Payne asked if a citizens committee would work with Miller on the policy.
DeBerry said he did not have to meet with a committee to construct a policy.
Payne said he would like to have committee input.
“We can’t govern the entire city based on committee; we would get bogged down,” DeBerry said.
He said Miller could talk with the funeral director and some lay people to get advice but that the policy “does not affect every person in the city.”
“It’s going to take more than two sets of eyes,” alderman Calvin James said.
DeBerry said he wants to “be careful about opening it up to a committee.”
“We could be walking down a slippery slope,” he said.
Johnson said he wanted to discuss personnel in executive session regarding the cemetery.
In a separate interview regarding the cemetery and citizens’ rights to be heard, Johnson provided these additional comments.
“It’s not a political thing,” he said. “People have rights.

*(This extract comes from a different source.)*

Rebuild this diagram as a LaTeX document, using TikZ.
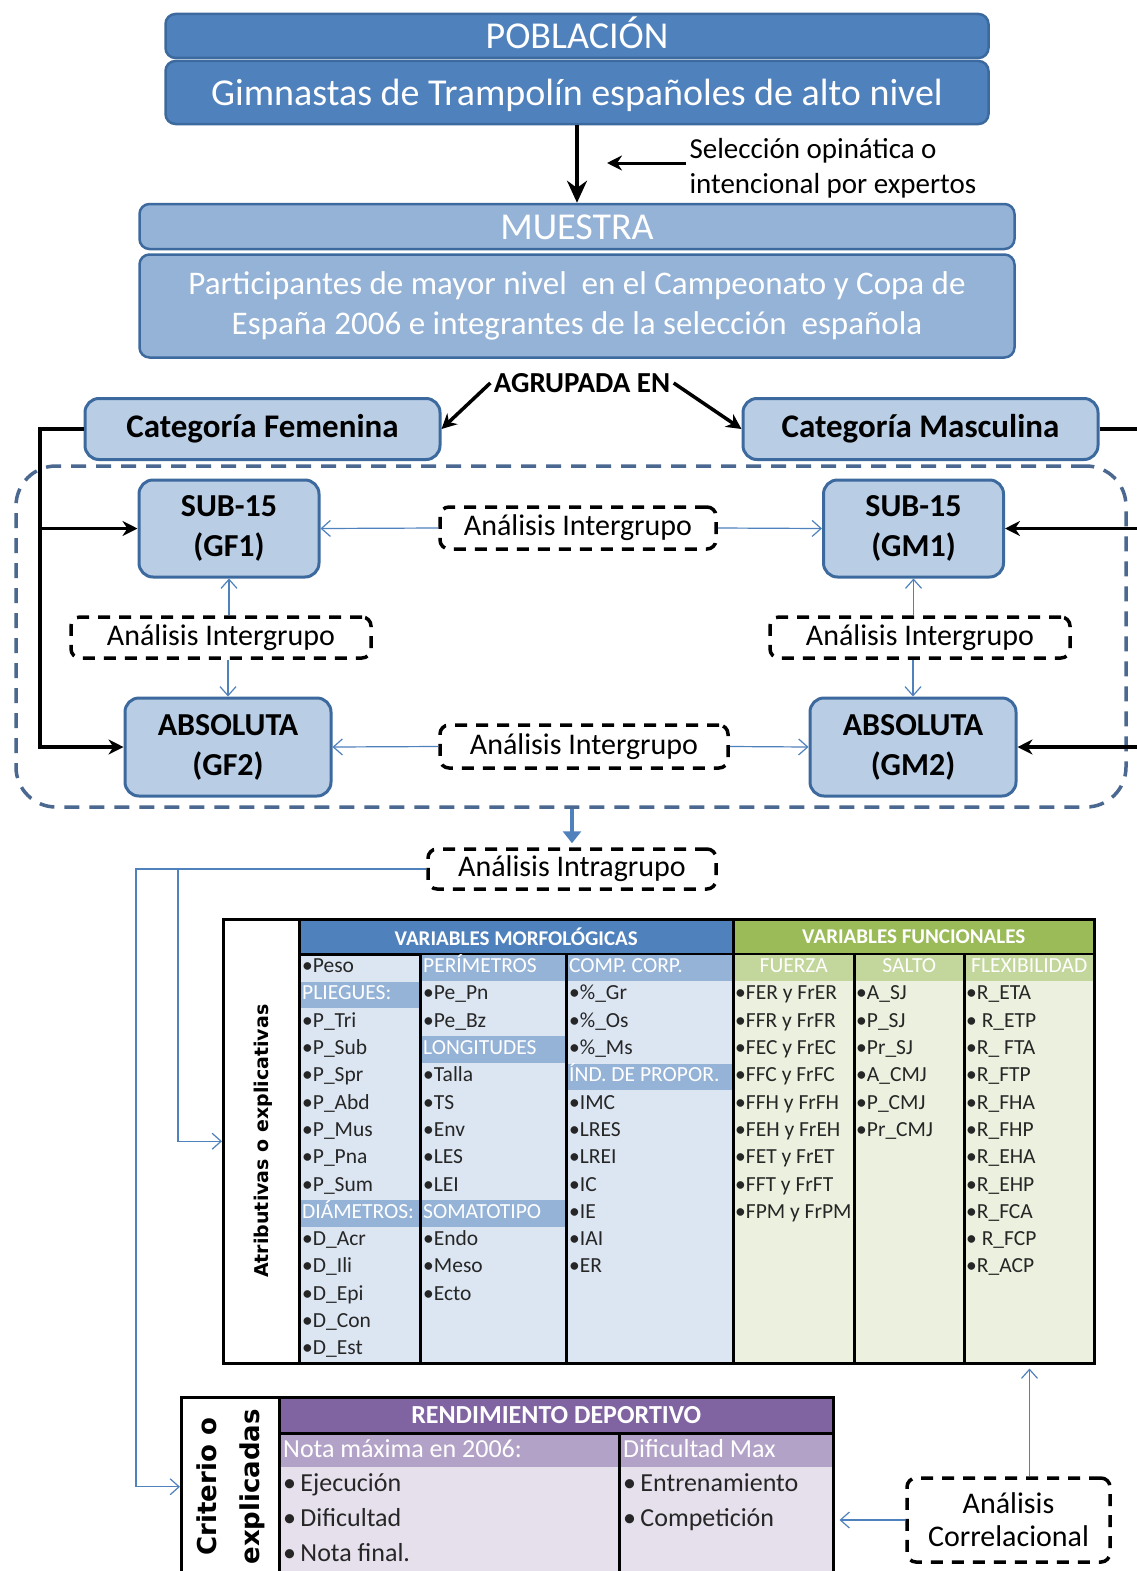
\documentclass[tikz,border=0pt]{standalone}
\usepackage{fontspec}
\setmainfont{Carlito}
\newfontfamily\widesans{DejaVu Sans}
\usetikzlibrary{positioning,arrows.meta}

\definecolor{darkblue}{HTML}{4F81BD}
\definecolor{boxline}{HTML}{3D6A9E}
\definecolor{midblue}{HTML}{95B3D7}
\definecolor{paleblue}{HTML}{B9CDE5}
\definecolor{framegray}{HTML}{4A6890}
\definecolor{morphbody}{HTML}{DCE6F2}
\definecolor{funchead}{HTML}{9BBB59}
\definecolor{funcband}{HTML}{C3D69B}
\definecolor{funcbody}{HTML}{EBF1DE}
\definecolor{rendhead}{HTML}{8064A2}
\definecolor{rendband}{HTML}{B3A2C7}
\definecolor{rendbody}{HTML}{E5E0EC}

\newcommand{\fsize}[2]{\fontsize{#1}{#2}\selectfont}

\tikzset{%
  pop bar/.style={
    rectangle,
    rounded corners=10pt,
    draw=boxline,
    line width=2.5pt,
    fill=darkblue,
    text=white,
    font=\fsize{38}{46}
  },
  one line/.style={
    text height=30pt,
    text depth=5pt
  },
  sample bar/.style={
    pop bar,
    fill=midblue
  },
  group box/.style={
    rectangle,
    rounded corners=14pt,
    draw=boxline,
    line width=3pt,
    fill=paleblue,
    align=center,
    font=\bfseries\fsize{32}{40}
  },
  analysis box/.style={
    rectangle,
    rounded corners=9pt,
    draw=black,
    line width=3.5pt,
    dash pattern=on 12pt off 9pt,
    fill=white,
    align=center,
    font=\fsize{30}{33}
  },
  black link/.style={
    line width=3.5pt
  },
  blue link/.style={
    draw=darkblue,
    line width=1.2pt,
    -{Straight Barb[length=9pt,width=16pt]}
  },
  table cell/.style={
    rectangle,
    draw=black,
    line width=2.5pt,
    inner sep=0pt
  },
  cell text/.style={
    anchor=west,
    inner xsep=2pt,
    inner ysep=0pt,
    text height=14pt,
    text depth=4pt,
    text=black!85,
    font=\fsize{21.5}{25}
  },
  cell item/.style={
    cell text,
    execute at begin node=\textbullet
  },
  cell head/.style={
    cell text,
    text=white
  },
  rend text/.style={
    anchor=west,
    inner xsep=2pt,
    inner ysep=0pt,
    text height=18pt,
    text depth=6pt,
    text=black!85,
    font=\fsize{26}{30}
  },
  rend item/.style={
    rend text,
    execute at begin node=\textbullet\,
  },
}

\def\rowh{27.3}

\begin{document}
\begin{tikzpicture}[x=1pt, y=-1pt, >={Stealth[length=15pt,width=15pt]}]
    \path[use as bounding box, fill=white] (0,0) rectangle (1136,1571);

    %%%%%%%%%%%%%%%%%%%%%%%%%%%%%%%%%%%%%%%%%%%%
    % Population and sample
    %%%%%%%%%%%%%%%%%%%%%%%%%%%%%%%%%%%%%%%%%%%%
    \node[pop bar, one line, minimum width=823pt, minimum height=44pt] (pob-title) at (577,36) {POBLACIÓN};
    \node[pop bar, one line, minimum width=823pt, minimum height=63pt] (pob-body) at (577,92.5) {Gimnastas de Trampolín españoles de alto nivel};

    \node[sample bar, one line, minimum width=875pt, minimum height=45pt] (mue-title) at (577,226.5) {MUESTRA};
    \node[sample bar, minimum width=875pt, minimum height=103pt, align=center, font=\fsize{33}{40}] (mue-body) at (577,306)
        {Participantes de mayor nivel\ \ en el Campeonato y Copa de\\España 2006 e integrantes de la selección\ \ española};

    \draw[black link, -{Stealth[length=22pt,width=20pt]}] (pob-body.south) -- (mue-title.north);

    \node[anchor=west, align=left, font=\fsize{29}{35}] (sel) at (686,168) {Selección opinática o\\intencional por expertos};
    \coordinate (sel-tip) at (607,163);
    \draw[black link, line width=3pt, ->] (sel.west |- sel-tip) -- (sel-tip);

    %%%%%%%%%%%%%%%%%%%%%%%%%%%%%%%%%%%%%%%%%%%%
    % Categories
    %%%%%%%%%%%%%%%%%%%%%%%%%%%%%%%%%%%%%%%%%%%%
    \node[font=\bfseries\fsize{29}{35}] (agr) at (582,383) {AGRUPADA EN};
    \node[group box, minimum width=355pt, minimum height=61pt, font=\bfseries\fsize{33}{40}] (fem) at (262.5,429) {Categoría Femenina};
    \node[group box, minimum width=355pt, minimum height=61pt, font=\bfseries\fsize{33}{40}] (mas) at (920.5,429) {Categoría Masculina};

    \draw[black link, ->] (agr.west) -- (fem.east);
    \draw[black link, ->] (agr.east) -- (mas.west);

    %%%%%%%%%%%%%%%%%%%%%%%%%%%%%%%%%%%%%%%%%%%%
    % Groups
    %%%%%%%%%%%%%%%%%%%%%%%%%%%%%%%%%%%%%%%%%%%%
    \node[draw=framegray, line width=3.5pt, dash pattern=on 15pt off 10pt, rounded corners=40pt,
          minimum width=1110pt, minimum height=341pt] (frame) at (571,636.5) {};

    \node[group box, minimum width=180pt, minimum height=97pt] (gf1) at (229,528.5) {SUB-15\\(GF1)};
    \node[group box, minimum width=180pt, minimum height=97pt] (gm1) at (913.5,528.5) {SUB-15\\(GM1)};
    \node[group box, minimum width=206pt, minimum height=98pt] (gf2) at (228,747) {ABSOLUTA\\(GF2)};
    \node[group box, minimum width=206pt, minimum height=98pt] (gm2) at (913,747) {ABSOLUTA\\(GM2)};

    % Categories to their groups
    \coordinate (fem-bus) at (40,0);
    \coordinate (mas-bus) at (1150,0);
    \draw[black link, ->] (fem.west) -| (fem-bus |- gf2.west) -- (gf2.west);
    \draw[black link, ->] (fem-bus |- gf1.west) -- (gf1.west);
    \draw[black link, ->] (mas.east) -| (mas-bus |- gm2.east) -- (gm2.east);
    \draw[black link, ->] (mas-bus |- gm1.east) -- (gm1.east);

    % Between group analyses
    \node[analysis box, minimum width=276pt, minimum height=42pt] (ig-top) at (578,528) {Análisis Intergrupo};
    \node[analysis box, minimum width=300pt, minimum height=41pt] (ig-fem) at (221,637.5) {Análisis Intergrupo};
    \node[analysis box, minimum width=300pt, minimum height=41pt] (ig-mas) at (920,637.5) {Análisis Intergrupo};
    \node[analysis box, minimum width=288pt, minimum height=43pt] (ig-bot) at (584,746.5) {Análisis Intergrupo};

    \draw[blue link] (ig-top.west) -- (gf1.east);
    \draw[blue link] (ig-top.east) -- (gm1.west);
    \draw[blue link] (ig-fem.north -| gf1.south) -- (gf1.south);
    \draw[blue link] (ig-fem.south -| gf2.north) -- (gf2.north);
    \draw[blue link] (ig-mas.north -| gm1.south) -- (gm1.south);
    \draw[blue link] (ig-mas.south -| gm2.north) -- (gm2.north);
    \draw[blue link] (ig-bot.west) -- (gf2.east);
    \draw[blue link] (ig-bot.east) -- (gm2.west);

    % Within group analysis
    \node[analysis box, minimum width=288pt, minimum height=40pt] (intra) at (572,869) {Análisis Intragrupo};
    \draw[draw=darkblue, line width=4pt, shorten >=4pt, -{Triangle[length=12pt,width=18pt]}]
        (frame.south -| intra.north) -- (intra.north);

    %%%%%%%%%%%%%%%%%%%%%%%%%%%%%%%%%%%%%%%%%%%%
    % Attributive variables
    %%%%%%%%%%%%%%%%%%%%%%%%%%%%%%%%%%%%%%%%%%%%
    \node[table cell, fill=white, minimum width=76pt, minimum height=444pt, anchor=north west] (atr) at (222,918) {};
    \node[rotate=90, font=\widesans\bfseries\fsize{19}{22}] at ([xshift=2pt]atr.center) {Atributivas o explicativas};

    \node[table cell, fill=darkblue, text=white, font=\bfseries\fsize{21}{25}, minimum width=434pt, minimum height=35pt,
          anchor=north west] (mo-head) at (298,918) {VARIABLES MORFOLÓGICAS};
    \node[table cell, fill=funchead, text=white, font=\bfseries\fsize{21}{25}, minimum width=361pt, minimum height=35pt,
          anchor=north west] (fn-head) at (732,918) {VARIABLES FUNCIONALES};

    % Columns
    \foreach \x/\w [count=\i] in {298/121, 419/146, 565/167}
        \node[table cell, fill=morphbody, minimum width=\w pt, minimum height=409pt, anchor=north west] (mo-c\i) at (\x,953) {};
    \foreach \x/\w [count=\i] in {732/121, 853/110, 963/130}
        \node[table cell, fill=funcbody, minimum width=\w pt, minimum height=409pt, anchor=north west] (fn-c\i) at (\x,953) {};

    % Sub-heading bands
    \foreach \i/\row in {1/2, 1/10, 2/1, 2/4, 2/10, 3/1, 3/5}
        \fill[midblue] ([shift={(3,{(\row-1)*\rowh+1.5})}]mo-c\i.north west) rectangle ([shift={(-3,{\row*\rowh+0.5})}]mo-c\i.north east);
    \foreach \i in {1,2,3}
        \fill[funcband] ([shift={(3,1.5)}]fn-c\i.north west) rectangle ([shift={(-3,{\rowh+0.5})}]fn-c\i.north east);

    % Morphological variables
    \foreach \kind/\txt [count=\row] in {item/Peso, head/PLIEGUES:, item/P\_Tri, item/P\_Sub, item/P\_Spr, item/P\_Abd,
            item/P\_Mus, item/P\_Pna, item/P\_Sum, head/DIÁMETROS:, item/D\_Acr, item/D\_Ili, item/D\_Epi, item/D\_Con, item/D\_Est}
        \node[cell \kind] at ([shift={(2,{(\row-0.5)*\rowh+1})}]mo-c1.north west) {\txt};
    \foreach \kind/\txt [count=\row] in {head/PERÍMETROS, item/Pe\_Pn, item/Pe\_Bz, head/LONGITUDES, item/Talla, item/TS,
            item/Env, item/LES, item/LEI, head/SOMATOTIPO, item/Endo, item/Meso, item/Ecto}
        \node[cell \kind] at ([shift={(2,{(\row-0.5)*\rowh+1})}]mo-c2.north west) {\txt};
    \foreach \kind/\txt [count=\row] in {head/COMP. CORP., item/\%\_Gr, item/\%\_Os, item/\%\_Ms, head/ÍND. DE PROPOR.,
            item/IMC, item/LRES, item/LREI, item/IC, item/IE, item/IAI, item/ER}
        \node[cell \kind] at ([shift={(2,{(\row-0.5)*\rowh+1})}]mo-c3.north west) {\txt};

    % Functional variables
    \foreach \txt [count=\i] in {FUERZA, SALTO, FLEXIBILIDAD}
        \node[cell head, anchor=center] at ([shift={(0,{0.5*\rowh+1})}]fn-c\i.north) {\txt};
    \foreach \txt [count=\row from 2] in {FER y FrER, FFR y FrFR, FEC y FrEC, FFC y FrFC, FFH y FrFH, FEH y FrEH,
            FET y FrET, FFT y FrFT, FPM y FrPM}
        \node[cell item] at ([shift={(1,{(\row-0.5)*\rowh+1})}]fn-c1.north west) {\txt};
    \foreach \txt [count=\row from 2] in {A\_SJ, P\_SJ, Pr\_SJ, A\_CMJ, P\_CMJ, Pr\_CMJ}
        \node[cell item] at ([shift={(1,{(\row-0.5)*\rowh+1})}]fn-c2.north west) {\txt};
    \foreach \txt [count=\row from 2] in {R\_ETA, \ R\_ETP, R\_ FTA, R\_FTP, R\_FHA, R\_FHP, R\_EHA, R\_EHP, R\_FCA,
            \ R\_FCP, R\_ACP}
        \node[cell item] at ([shift={(1,{(\row-0.5)*\rowh+1})}]fn-c3.north west) {\txt};

    %%%%%%%%%%%%%%%%%%%%%%%%%%%%%%%%%%%%%%%%%%%%
    % Criterion variables
    %%%%%%%%%%%%%%%%%%%%%%%%%%%%%%%%%%%%%%%%%%%%
    \node[table cell, fill=white, minimum width=98pt, minimum height=179pt, anchor=north west] (crit) at (180,1396) {};
    \node[rotate=90, align=center, font=\widesans\bfseries\fsize{26}{43}] at ([xshift=1pt]crit.center) {Criterio o\\explicadas};

    \node[table cell, fill=rendhead, text=white, font=\bfseries\fsize{26}{30}, minimum width=554pt, minimum height=36pt,
          anchor=north west] (rd-head) at (278,1396) {RENDIMIENTO DEPORTIVO};
    \foreach \x/\w [count=\i] in {278/340, 618/214}
        \node[table cell, fill=rendbody, minimum width=\w pt, minimum height=143pt, anchor=north west] (rd-c\i) at (\x,1432) {};
    \foreach \i in {1,2}
        \fill[rendband] ([shift={(3,2.5)}]rd-c\i.north west) rectangle ([shift={(-3,35)}]rd-c\i.north east);

    \node[rend text, text=white] at ([shift={(3,19)}]rd-c1.north west) {Nota máxima en 2006:};
    \node[rend text, text=white] at ([shift={(3,19)}]rd-c2.north west) {Dificultad Max};
    \foreach \txt [count=\row] in {Ejecución, Dificultad, Nota final.}
        \node[rend item] at ([shift={(3,{19+\row*34.7})}]rd-c1.north west) {\txt};
    \foreach \txt [count=\row] in {Entrenamiento, Competición}
        \node[rend item] at ([shift={(3,{19+\row*34.7})}]rd-c2.north west) {\txt};

    %%%%%%%%%%%%%%%%%%%%%%%%%%%%%%%%%%%%%%%%%%%%
    % Connecting the analyses
    %%%%%%%%%%%%%%%%%%%%%%%%%%%%%%%%%%%%%%%%%%%%
    \coordinate (crit-bus) at (136,0);
    \coordinate (atr-bus) at (178,0);
    \draw[blue link] (intra.west) -| (crit-bus |- crit.west) -- (crit.west);
    \draw[blue link] (atr-bus |- intra.west) -- (atr-bus |- atr.west) -- (atr.west);

    \node[analysis box, minimum width=203pt, minimum height=84pt] (corr) at (1008.5,1520) {Análisis\\Correlacional};
    \draw[blue link, shorten >=5pt] (corr.west) -- (corr.west -| rd-c2.east);
    \draw[blue link, shorten >=4pt] ([xshift=21pt]corr.north) -- ([xshift=21pt]corr.north |- fn-c3.south);
\end{tikzpicture}
\end{document}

We have authority as a board and sometimes we have to allow people to speak who may not be on the agenda or who could not get on the agenda.”
Johnson said the mayor should be consistant in handling community concerns. Sometimes the mayor allows people to speak who are not on the agenda and others are told to come back after they get on the agenda, he said.
“We are public servants and officials elected to serve the people,” Johnson continued. “I definitely think people should have a voice inside and outside the board room. Sometimes a person comes in who is not on the agenda and we let them talk.”
He added that community concerns should be taken up first before the board business in general is taken up. That way guests who want to address the mayor and board are able to do so without having to wait until the end of the meeting to know if they are going to be allowed to address the board. He said he is concerned about the way board meetings are handled in that regard.
“It’s a concern of mine,” Johnson said. “We ask for reports and they (department heads) say there are no in-depth reports, then all this breaks loose on us.”
He said the cemetery business and the cemetery itself is sacred and as such should be handled with respect.
“I feel very strongly that because something (burial grounds) is in place and the cemetery is on the historic register, we have to keep it up as we have all along,” Johnson said.
“We have money sitting there for years (a grant to restore old monuments and clean the stones) and it is not being used.
“I think Holly Springs has a whole lot to offer, if we can just get it going. I think the community is going to have to come together to move the city forward.”